La France est incontestablement en pointe. Nos bleus sont champions du monde, au point qu'un ministre, et non des moindres, propose à qui le souhaite d'exporter notre méthode et notre savoir-faire. La période actuelle est propice à ce genre de proposition, mais nos bleus sont fatigués, un brin désabusés, au point que 90% des membres d'une même équipe se fasse porter pâle jeudi 20 janvier.
Une compagnie entière de CRS sur le flanc, c'est pas banal. C'est peut-être la suite d'un repas en commun au fast-food du coin. Mais en creusant un peu, on constate un certain malaise qui n'a rien de gastrique dans cette corporation un peu particulière : un " bruit ", donc rien d'officiel, mais pas démenti non plus, parle de la fermeture de quelques compagnies, dont la CRS 46, stationnée sur les hauteurs de Lyon, à Ste-Foy. C'est à deux pas de chez moi, et je passe assez régulièrement devant le fort, en faisant mon jogging habituel.
La grande surprise pour ces " travailleurs de l'ordre " habitués à obéir droit dans leurs bottes avec le petit doigt sur la couture du pantalon, c'est l'expression de leur désapprobation... Ils découvrent qu'ils sont soumis aux mêmes méthodes que pour fermer une usine : aucune communication, aucun dialogue, des informations au compte-goutte. Rien de nouveau : on distille la rumeur menant aux incertitudes, à la peur, au malaise. Etant soumis à des règles strictes d'expression excluant notamment le droit de grève, il ne leur est guère facile de se plaindre. C'est donc les familles qui ont manifesté devant la caserne, avec gamins et pancartes.J'ai été à deux doigts d'aller rejoindre les manifestants. Mais au dernier moment, je me suis demandé quelle mouche m'a piqué : aller soutenir les " cognes", les " condés" ou " schtroumpfs" qui matraquent les infirmières et les ouvriers, qui détruisent les baraquements certes insalubres des précaires en saccageant le peu qu'ils possèdent, qui expulsent les étudiants des squats, pour beaucoup leurs seules possibilités de logement... sans parler de leurs agissements inadmissibles pour une démocratie, notamment envers la jeunesse dans "la souricière de Bellecour", monumentale garde-à-vue en plein air un certain 21 octobre 2010, et puis quoi d'autre ? Soutenir des CRS dans leur " combat ", cela devenait complètement surréaliste.

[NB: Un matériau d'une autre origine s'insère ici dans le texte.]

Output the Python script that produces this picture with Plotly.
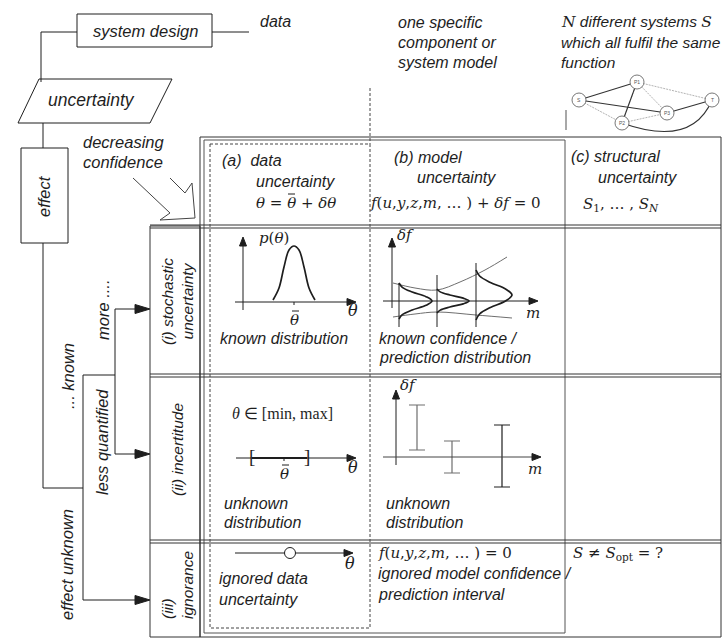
import math
import plotly.graph_objects as go

W, H = 728, 641
INK = "#1e1e1e"
GREY = "#6e6e6e"
LGREY = "#a0a0a0"
SANS = "Liberation Sans, Arial, sans-serif"
SERIF = "Liberation Serif, Times New Roman, serif"
MATH = "DejaVu Serif, Liberation Serif, serif"

# ---------------- flow chart (left / top) ----------------
system_design_box = [77, 14, 212, 47]
effect_box = [21, 148, 68, 243]
uncertainty_para = [(39, 79), (172, 79), (150, 123), (18, 123)]
connectors = [
    [(41, 82), (41, 32), (77, 32)],
    [(212, 32), (249, 32)],
    [(43, 123), (43, 148)],
    [(43, 243), (43, 488), (83, 488)],
    [(83, 375), (83, 600)],
    [(83, 375), (115, 375)],
    [(115, 309), (115, 454)],
]
flow_arrow_y = [309, 454, 600]
flow_arrow_x0 = [115, 115, 83]
flow_arrow_tip = 150
confidence_arrow = [(133, 178), (170, 213), (160, 220), (195, 218), (192, 183), (185, 193), (170, 178)]

# ---------------- table ----------------
table_outer = [200, 137, 721, 637]
table_inner = [204, 140, 565, 633]
label_col = [150, 226, 200, 637]
row_lines = [225, 228, 374, 377, 540, 543]
dashed_box = [210, 144, 370, 628]
dashed_ext = [370, 88, 144]
small_tick = [566, 110, 130]

# ---------------- network icon ----------------
node_names = ["S", "P1", "P2", "P3", "T"]
node_x = [579, 637, 622, 667, 712]
node_y = [100, 82, 123, 113, 100]
node_r = 7
solid_edges = [("S", "P1"), ("S", "P3"), ("P1", "P2"), ("P3", "T")]
dotted_edges = [("S", "P2"), ("P1", "T"), ("P1", "P3"), ("P2", "P3"), ("P2", "P1")]

# ---------------- row 1 (a): known distribution ----------------
a1_theta = [273, 279, 284, 289, 294, 299, 304, 309, 315]
a1_p = [300, 288, 267, 250, 246, 250, 267, 288, 300]
a1_axes = dict(x=243, y=302, x0=235, x1=356, ytop=237, ybot=310)
a1_mean = 294

# ---------------- row 1 (b): known confidence / prediction distribution ----------------
b1_axes = dict(x=392, y=301, x0=383, x1=538, ytop=238, ybot=308)
b1_m = [399, 437, 476]
b1_line_top = [283, 275, 263]
b1_line_bot = 327
b1_curve_top = [283, 289, 270]
b1_curve_bot = [319, 313, 320]
b1_curve_peak = [432, 469, 512]
bell_t = [0, 0.12, 0.25, 0.38, 0.5, 0.62, 0.75, 0.88, 1]
bell_a = [0, 0.1, 0.4, 0.82, 1, 0.82, 0.4, 0.1, 0]
band_up_x = [393, 415, 437, 460, 485, 507]
band_up_y = [283, 288, 290, 282, 270, 257]
band_lo_x = [393, 415, 437, 476, 512]
band_lo_y = [317, 314, 312, 315, 318]

# ---------------- row 2 (a): interval ----------------
a2_axis = dict(y=458, x0=236, x1=356)
a2_interval = [252, 307]
a2_mean = 284

# ---------------- row 2 (b): error bars ----------------
b2_axes = dict(x=396, y=457, x0=383, x1=541, ytop=390, ybot=465)
eb_m = [417, 452, 502]
eb_lo = [405, 441, 425]
eb_hi = [450, 473, 487]
eb_col = [GREY, GREY, INK]

# ---------------- row 3 (a): ignored ----------------
a3_axis = dict(y=553, x0=235, x1=353)
a3_point = 290

# macron bars of the mean symbol θ̄ (x0, x1, y)
theta_bars = [(288, 295, 194), (292, 299, 311), (282, 289, 465)]

shapes = []
annotations = []
traces = []


def line(x0, y0, x1, y1, color=INK, width=1, dash=None):
    d = dict(type="line", xref="x", yref="y", x0=x0, y0=y0, x1=x1, y1=y1,
             line=dict(color=color, width=width))
    if dash:
        d["line"]["dash"] = dash
    shapes.append(d)


def rect(b, color=INK, width=1, dash=None, fill=None):
    d = dict(type="rect", xref="x", yref="y", x0=b[0], y0=b[1], x1=b[2], y1=b[3],
             line=dict(color=color, width=width))
    if dash:
        d["line"]["dash"] = dash
    if fill:
        d["fillcolor"] = fill
    shapes.append(d)


def path(pts, closed=False, color=INK, width=1, fill=None):
    s = "M " + " L ".join(f"{x},{y}" for x, y in pts)
    if closed:
        s += " Z"
    d = dict(type="path", xref="x", yref="y", path=s, line=dict(color=color, width=width))
    if fill:
        d["fillcolor"] = fill
    shapes.append(d)


def head(tx, ty, dx, dy, length=9, half=3.5, color=INK):
    n = math.hypot(dx, dy)
    dx, dy = dx / n, dy / n
    bx, by = tx - dx * length, ty - dy * length
    px, py = -dy, dx
    path([(tx, ty), (bx + px * half, by + py * half), (bx - px * half, by - py * half)],
         closed=True, color=color, width=1, fill=color)


def text(x, y, s, size=16, family=SANS, xanchor="left", angle=0, align="left", color=INK, style="italic"):
    annotations.append(dict(x=x, y=y, xref="x", yref="y", text=s, showarrow=False,
                            xanchor=xanchor, yanchor="middle", textangle=angle, align=align,
                            font=dict(family=family, size=size, color=color, style=style)))


def math_text(x, y, s, size=15, family=MATH, xanchor="left"):
    text(x, y, s, size=size, family=family, xanchor=xanchor, style="normal")


def curve(xs, ys, color=INK, width=1.7):
    traces.append(go.Scatter(x=xs, y=ys, mode="lines", line=dict(color=color, width=width, shape="spline"),
                             hoverinfo="skip"))


# ---- flow chart
rect(system_design_box)
rect(effect_box)
path(uncertainty_para, closed=True)
for c in connectors:
    path(c)
for y, x0 in zip(flow_arrow_y, flow_arrow_x0):
    line(x0, y, flow_arrow_tip - 12, y)
    head(flow_arrow_tip, y, 1, 0, length=15, half=4.5)
path(confidence_arrow, color="#444444", width=1)

# ---- table
rect(table_outer, color="#333333")
rect(table_inner, color="#555555")
rect(label_col, color="#333333")
for y in row_lines:
    line(label_col[0], y, table_outer[2], y, color="#333333")
rect(dashed_box, color="#444444", dash="3px,2px")
line(dashed_ext[0], dashed_ext[1], dashed_ext[0], dashed_ext[2], color="#444444", dash="3px,2px")
line(small_tick[0], small_tick[1], small_tick[0], small_tick[2], color=GREY, width=1.2)

# ---- network icon
pos = {n: (x, y) for n, x, y in zip(node_names, node_x, node_y)}
for a, b in dotted_edges:
    line(*pos[a], *pos[b], color=LGREY, width=0.8, dash="2px,1px")
for a, b in solid_edges:
    line(*pos[a], *pos[b], color="#333333", width=1.1)
p2, t = pos["P2"], pos["T"]
shapes.append(dict(type="path", xref="x", yref="y",
                   path=f"M {p2[0]},{p2[1]} Q {(p2[0] + t[0]) / 2 + 25},{p2[1] + 25} {t[0]},{t[1]}",
                   line=dict(color="#333333", width=1.1)))
for n in node_names:
    x, y = pos[n]
    shapes.append(dict(type="circle", xref="x", yref="y", x0=x - node_r, x1=x + node_r,
                       y0=y - node_r, y1=y + node_r, line=dict(color="#555555", width=0.8),
                       fillcolor="white"))
    text(x, y, n, size=5, xanchor="center", color="#555555", style="normal")

# ---- row 1 (a)
line(a1_axes["x"], a1_axes["ybot"], a1_axes["x"], a1_axes["ytop"] + 6)
head(a1_axes["x"], a1_axes["ytop"], 0, -1)
line(a1_axes["x0"], a1_axes["y"], a1_axes["x1"] - 6, a1_axes["y"])
head(a1_axes["x1"], a1_axes["y"], 1, 0)
curve(a1_theta, a1_p)
line(a1_mean, a1_axes["y"], a1_mean, a1_axes["y"] + 6, dash="dot")

# ---- row 1 (b)
line(b1_axes["x"], b1_axes["ybot"], b1_axes["x"], b1_axes["ytop"] + 6)
head(b1_axes["x"], b1_axes["ytop"], 0, -1)
line(b1_axes["x0"], b1_axes["y"], b1_axes["x1"] - 6, b1_axes["y"])
head(b1_axes["x1"], b1_axes["y"], 1, 0)
for m, top in zip(b1_m, b1_line_top):
    line(m, top, m, b1_line_bot)
curve(band_up_x, band_up_y, color=GREY, width=1)
curve(band_lo_x, band_lo_y, color=GREY, width=1)
for m, ct, cb, pk in zip(b1_m, b1_curve_top, b1_curve_bot, b1_curve_peak):
    xs = [m + a * (pk - m) for a in bell_a]
    ys = [ct + tt * (cb - ct) for tt in bell_t]
    curve(xs, ys)

# ---- row 2 (a)
line(a2_axis["x0"], a2_axis["y"], a2_axis["x1"] - 6, a2_axis["y"])
head(a2_axis["x1"], a2_axis["y"], 1, 0)
line(a2_interval[0], a2_axis["y"], a2_interval[1], a2_axis["y"], width=2.2)
line(a2_mean, a2_axis["y"], a2_mean, a2_axis["y"] + 5, dash="dot")

# ---- row 2 (b)
line(b2_axes["x"], b2_axes["ybot"], b2_axes["x"], b2_axes["ytop"] + 6)
head(b2_axes["x"], b2_axes["ytop"], 0, -1)
line(b2_axes["x0"], b2_axes["y"], b2_axes["x1"] - 6, b2_axes["y"], color="#444444")
head(b2_axes["x1"], b2_axes["y"], 1, 0)
for m, lo, hi, col in zip(eb_m, eb_lo, eb_hi, eb_col):
    mid = (lo + hi) / 2
    traces.append(go.Scatter(x=[m], y=[mid], mode="markers", marker=dict(size=1, opacity=0),
                             error_y=dict(type="data", symmetric=True, array=[(hi - lo) / 2],
                                          width=8, thickness=1.2, color=col),
                             hoverinfo="skip"))

# ---- row 3 (a)
line(a3_axis["x0"], a3_axis["y"], a3_axis["x1"] - 6, a3_axis["y"])
head(a3_axis["x1"], a3_axis["y"], 1, 0)
shapes.append(dict(type="circle", xref="x", yref="y", x0=a3_point - 5.5, x1=a3_point + 5.5,
                   y0=a3_axis["y"] - 5.5, y1=a3_axis["y"] + 5.5, line=dict(color=INK, width=1),
                   fillcolor="white"))

# ---- macron bars of θ̄
for bx0, bx1, by in theta_bars:
    line(bx0, by, bx1, by, width=1)

# ---------------- texts ----------------
text(145, 31, "system design", size=16.5, xanchor="center")
text(258, 21, "data", size=16)
text(396, 22, "one specific", size=16)
text(396, 42, "component or", size=16)
text(396, 62, "system model", size=16)
text(559, 22, f"<span style='font-family:{MATH}'>N</span> different systems "
              f"<span style='font-family:{MATH}'>S</span>", size=15.5)
text(559, 42, "which all fulfil the same", size=15.5)
text(559, 62, "function", size=15.5)
text(91, 100, "uncertainty", size=17.5, xanchor="center")
text(44, 196, "effect", size=16.5, xanchor="center", angle=-90)
text(81, 142, "decreasing", size=16.5)
text(81, 162, "confidence", size=16.5)

text(68, 376, "... known", size=16.5, xanchor="center", angle=-90)
text(103, 310, "more ....", size=16.5, xanchor="center", angle=-90)
text(102, 442, "less quantified", size=16.5, xanchor="center", angle=-90)
text(67, 565, "effect unknown", size=16.5, xanchor="center", angle=-90)

text(177, 302, "(i) stochastic<br>uncertainty", size=15.5, xanchor="center", angle=-90, align="center")
text(177, 450, "(ii) incertitude", size=15.5, xanchor="center", angle=-90)
text(177, 585, "(iii)<br>ignorance", size=15.5, xanchor="center", angle=-90, align="left")

text(220, 160, "(a)  data", size=16)
text(254, 181, "uncertainty", size=16)
math_text(254, 203, "<i>θ</i> = <i>θ</i> + <i>δθ</i>")
text(392, 157, "(b) model", size=16)
text(415, 177, "uncertainty", size=16)
math_text(368, 203, "<i>f</i>(<i>u</i>,<i>y</i>,<i>z</i>,<i>m</i>, … ) + <i>δf</i> = 0")
text(569, 156, "(c) structural", size=16)
text(596, 177, "uncertainty", size=16)
math_text(581, 204, "<i>S</i><sub>1</sub>, … , <i>S<sub>N</sub></i>")

math_text(257, 238, "<i>p</i>(<i>θ</i>)")
math_text(294, 320, "<i>θ</i>", xanchor="center")
math_text(353, 310, "<i>θ</i>", size=16, xanchor="center")
text(218, 338, "known distribution", size=16)
math_text(395, 235, "<i>δf</i>")
math_text(533, 313, "<i>m</i>", xanchor="center")
text(377, 338, "known confidence /", size=16)
text(377, 357, "prediction distribution", size=16)

math_text(230, 413, "<i>θ</i> ∈ [min, max]", size=16, family=SERIF)
math_text(a2_interval[0], 456, "[", size=19, family=SERIF, xanchor="center")
math_text(a2_interval[1], 456, "]", size=19, family=SERIF, xanchor="center")
math_text(284, 474, "<i>θ</i>", xanchor="center")
math_text(353, 467, "<i>θ</i>", size=16, xanchor="center")
text(222, 503, "unknown", size=16)
text(222, 522, "distribution", size=16)
math_text(398, 385, "<i>δf</i>")
math_text(535, 469, "<i>m</i>", xanchor="center")
text(384, 503, "unknown", size=16)
text(384, 522, "distribution", size=16)

math_text(350, 563, "<i>θ</i>", size=16, xanchor="center")
text(217, 578, "ignored data", size=16)
text(217, 599, "uncertainty", size=16)
math_text(376, 553, "<i>f</i>(<i>u</i>,<i>y</i>,<i>z</i>,<i>m</i>, … ) = 0")
text(376, 573, "ignored model confidence /", size=16)
text(376, 594, "prediction interval", size=16)
math_text(571, 553, "<i>S</i> ≠ <i>S</i><sub>opt</sub> = ?")

fig = go.Figure(data=traces)
fig.update_layout(
    width=W, height=H, margin=dict(l=0, r=0, t=0, b=0), autosize=False,
    paper_bgcolor="white", plot_bgcolor="white", showlegend=False,
    xaxis=dict(range=[0, W], visible=False, fixedrange=True),
    yaxis=dict(range=[H, 0], visible=False, fixedrange=True),
    shapes=shapes, annotations=annotations,
)
fig.write_html("out.html", config={"displayModeBar": False})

Le bras armé d'une république devenue quasi bananière a des états-d'âme ? Qu'ils se débrouillent avec leur patron. Ils aiment la castagne, et l'ont prouvé à maintes reprises, en devançant les désirs de l'Elysée et du MEDEF, en envoyant la matraque plus que de raison pour casser du jeune, de l'étranger, du contestataire avec une constance et une abnégation à toute épreuve. Ils n'ont pas vraiment manifesté d'état-d'âme en rossant rétablissant l'ordre face aux salariés désemparés qui voient leurs vies professionnelles et personnelles anéanties, leurs retraites s'évaporer, et leurs enfants condamnés au chômage faute de pouvoir leur payer des études... Les voilà remerciés comme l'Etat sait si bien le faire. On va pas les plaindre non plus.

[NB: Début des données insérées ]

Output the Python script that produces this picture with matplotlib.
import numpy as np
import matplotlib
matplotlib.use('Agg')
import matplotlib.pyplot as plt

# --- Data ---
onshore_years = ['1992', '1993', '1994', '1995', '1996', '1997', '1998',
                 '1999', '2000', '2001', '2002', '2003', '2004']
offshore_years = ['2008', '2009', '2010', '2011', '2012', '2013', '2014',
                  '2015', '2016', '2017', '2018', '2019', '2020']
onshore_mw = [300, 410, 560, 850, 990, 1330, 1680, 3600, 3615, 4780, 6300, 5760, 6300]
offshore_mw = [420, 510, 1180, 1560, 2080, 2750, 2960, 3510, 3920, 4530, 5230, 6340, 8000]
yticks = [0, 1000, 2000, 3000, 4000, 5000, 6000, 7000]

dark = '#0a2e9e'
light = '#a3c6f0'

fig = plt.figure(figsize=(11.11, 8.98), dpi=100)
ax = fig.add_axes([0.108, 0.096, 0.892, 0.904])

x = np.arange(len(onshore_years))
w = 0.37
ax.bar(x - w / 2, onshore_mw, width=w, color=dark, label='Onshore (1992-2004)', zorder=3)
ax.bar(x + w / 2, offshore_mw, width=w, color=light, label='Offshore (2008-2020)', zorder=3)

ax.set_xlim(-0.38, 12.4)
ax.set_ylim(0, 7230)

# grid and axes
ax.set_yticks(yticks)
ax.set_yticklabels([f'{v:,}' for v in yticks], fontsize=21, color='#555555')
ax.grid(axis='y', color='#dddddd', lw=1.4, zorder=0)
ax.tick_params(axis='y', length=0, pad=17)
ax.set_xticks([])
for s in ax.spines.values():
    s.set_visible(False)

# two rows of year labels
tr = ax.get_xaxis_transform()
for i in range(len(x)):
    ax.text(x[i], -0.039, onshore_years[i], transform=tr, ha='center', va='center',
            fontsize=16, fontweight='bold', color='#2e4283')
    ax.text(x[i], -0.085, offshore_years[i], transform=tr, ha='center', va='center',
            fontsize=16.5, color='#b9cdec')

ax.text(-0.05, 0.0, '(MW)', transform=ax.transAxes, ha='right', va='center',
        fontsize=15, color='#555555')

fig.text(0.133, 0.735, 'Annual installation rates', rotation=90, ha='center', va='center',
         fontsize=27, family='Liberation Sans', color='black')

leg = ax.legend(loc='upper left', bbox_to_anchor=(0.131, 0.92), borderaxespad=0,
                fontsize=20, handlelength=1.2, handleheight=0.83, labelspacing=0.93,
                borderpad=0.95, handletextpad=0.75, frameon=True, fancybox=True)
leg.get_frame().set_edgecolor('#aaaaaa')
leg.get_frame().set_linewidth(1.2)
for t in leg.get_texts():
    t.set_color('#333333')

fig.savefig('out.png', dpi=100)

Pour ma part, depuis la page " réforme des retraites", mon quota de solidarité étant passablement entamé, je me vois mal sacrifier davantage mon temps libre afin de partager leur peine de devoir se remuer la couenne pour aller caserner ailleurs. Ceux-là ne risquent pas de perdre leur boulot. Il a plutôt de l'avenir : les petites gens broyées par le libéralisme, ça court déjà les rues, et quelque chose me dit que c'est pas prêt de s'arrêter. Et si la France ne bouge plus, par manque de cran, par individualisme forcené, écrasée sous les lois sécuritaires, il sera toujours possible d'exporter nos " bleus " pour servir ailleurs... Les terrains de jeux ne manquent pas.
On annonce un peu partout que la crise est terminée. Une autre commence, bien plus grave.